I am trying to perform sentiment analysis on a large number of product reviews using CoreNLP (Java). Overall, I find the accuracy of the analysis to be pretty good. From what I read, the model I'm using was initially created using movie reviews (I think), so it's not 100% suited for analyzing product reviews. I was wondering the best way to go about "enhancing" the accuracy of my analysis.
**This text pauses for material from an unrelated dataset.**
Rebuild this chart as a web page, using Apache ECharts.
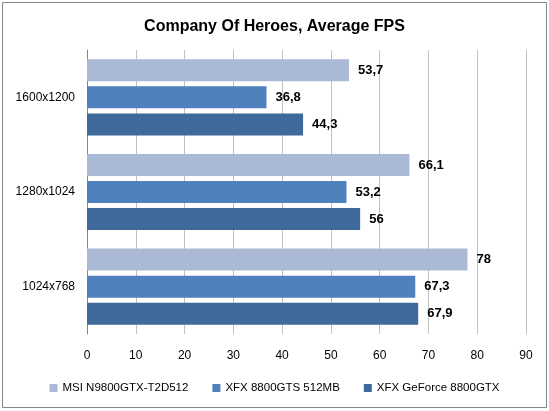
<!DOCTYPE html>
<html>
<head>
<meta charset="utf-8">
<script src="https://cdn.jsdelivr.net/npm/echarts@6/dist/echarts.min.js"></script>
<style>
html,body{margin:0;padding:0;background:#fff;}
#chart{width:549px;height:411px;}
</style>
</head>
<body>
<div id="chart"></div>
<script>
var categories = ['1600x1200', '1280x1024', '1024x768'];
var seriesNames = ['MSI N9800GTX-T2D512', 'XFX 8800GTS 512MB', 'XFX GeForce 8800GTX'];
var msiValues = [53.7, 66.1, 78];
var gtsValues = [36.8, 53.2, 67.3];
var gtxValues = [44.3, 56, 67.9];
var xTicks = [0, 10, 20, 30, 40, 50, 60, 70, 80, 90];
var colors = ['#AAB9D6', '#4F81BD', '#3F6A9B'];

var font = 'Liberation Sans, Arial, sans-serif';
var chart = echarts.init(document.getElementById('chart'), null, {renderer: 'canvas'});

function mk(name, data, color) {
  return {
    name: name,
    type: 'bar',
    data: data,
    barWidth: 22,
    barGap: '23%',
    itemStyle: {color: color},
    label: {
      show: true,
      position: 'right',
      distance: 9,
      color: '#000',
      fontWeight: 'bold',
      fontSize: 13,
      fontFamily: font,
      formatter: function (p) { return String(p.value).replace('.', ','); }
    }
  };
}

chart.setOption({
  animation: false,
  backgroundColor: '#fff',
  title: {
    text: 'Company Of Heroes, Average FPS',
    left: 'center',
    top: 14,
    textStyle: {fontSize: 16, fontWeight: 'bold', color: '#000', fontFamily: font}
  },
  graphic: [{
    type: 'rect',
    shape: {x: 2.5, y: 2.5, width: 544, height: 405},
    style: {fill: null, stroke: '#868686', lineWidth: 1},
    silent: true
  }],
  legend: {
    bottom: 12,
    left: 'center',
    itemWidth: 8,
    itemHeight: 8,
    itemGap: 24,
    icon: 'rect',
    data: seriesNames,
    textStyle: {fontSize: 11.5, color: '#000', fontFamily: font}
  },
  grid: {left: 87, right: 23, top: 50, bottom: 77, containLabel: false},
  xAxis: {
    type: 'value',
    min: xTicks[0],
    max: xTicks[xTicks.length - 1],
    interval: 10,
    axisLine: {show: false},
    axisTick: {show: false},
    splitLine: {show: true, lineStyle: {color: '#C0C0C0', width: 1}},
    axisLabel: {color: '#000', fontSize: 12, margin: 16, fontFamily: font}
  },
  yAxis: {
    type: 'category',
    inverse: true,
    data: categories,
    axisLine: {show: true, lineStyle: {color: '#868686', width: 1}},
    axisTick: {show: false},
    splitLine: {show: false},
    axisLabel: {color: '#000', fontSize: 12, margin: 12, fontFamily: font}
  },
  series: [
    mk(seriesNames[0], msiValues, colors[0]),
    mk(seriesNames[1], gtsValues, colors[1]),
    mk(seriesNames[2], gtxValues, colors[2])
  ]
});
</script>
</body>
</html>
The main thing I was thinking about was that in addition to the text of the product review, I also have a user-provided star rating. The values range from 1-5, 1 star being the lowest. I was hoping there was a way to take the star rating into account when generating the sentiment score, since it more accurately reflects the users' feelings on a particular product. Is there a way I can best have the star rating factor in to the sentiment analysis scoring in CoreNLP? My analysis code looks something like this:
List<ProductReview> reviews = this.reviewRepository.findAll();
for (ProductReview review : reviews) {
Properties props = new Properties();
props.setProperty("annotators", "tokenize, ssplit, pos, lemma, ner, parse, dcoref, sentiment");
props.put("ner.model", "edu/stanford/nlp/models/ner/english.all.3class.distsim.crf.ser.gz");
StanfordCoreNLP pipeline = new StanfordCoreNLP(props);
int starRating = review.getStarRating();
String reviewText = review.getTitle() + " : " + review.getReviewText();
if (!StringUtils.isEmpty(reviewText)) {
int longest = 0;
int mainSentiment = 0;
Annotation annotation = pipeline.process(reviewText);
String sentimentStr = null;
List<CoreMap> sentences = annotation.get(CoreAnnotations.SentencesAnnotation.class);
for (CoreMap sentence : sentences) {
Tree sentimentTree = sentence.get(SentimentCoreAnnotations.SentimentAnnotatedTree.class);
int sentiment = RNNCoreAnnotations.getPredictedClass(sentimentTree) - 2;
String partText = sentence.toString();
if (partText.length() > longest) {
mainSentiment = sentiment;
sentimentStr = sentence.get(SentimentCoreAnnotations.SentimentClass.class);
longest = partText.length();
}
}
}
}
How could I best incorporate the star ratings (or other info, such as votes on the most useful product reviews, etc.) into the analysis being performed by CoreNLP? Is this something I would have to do separately? Or is there a way to incorporate the additional data directly into the sentiment analysis engine?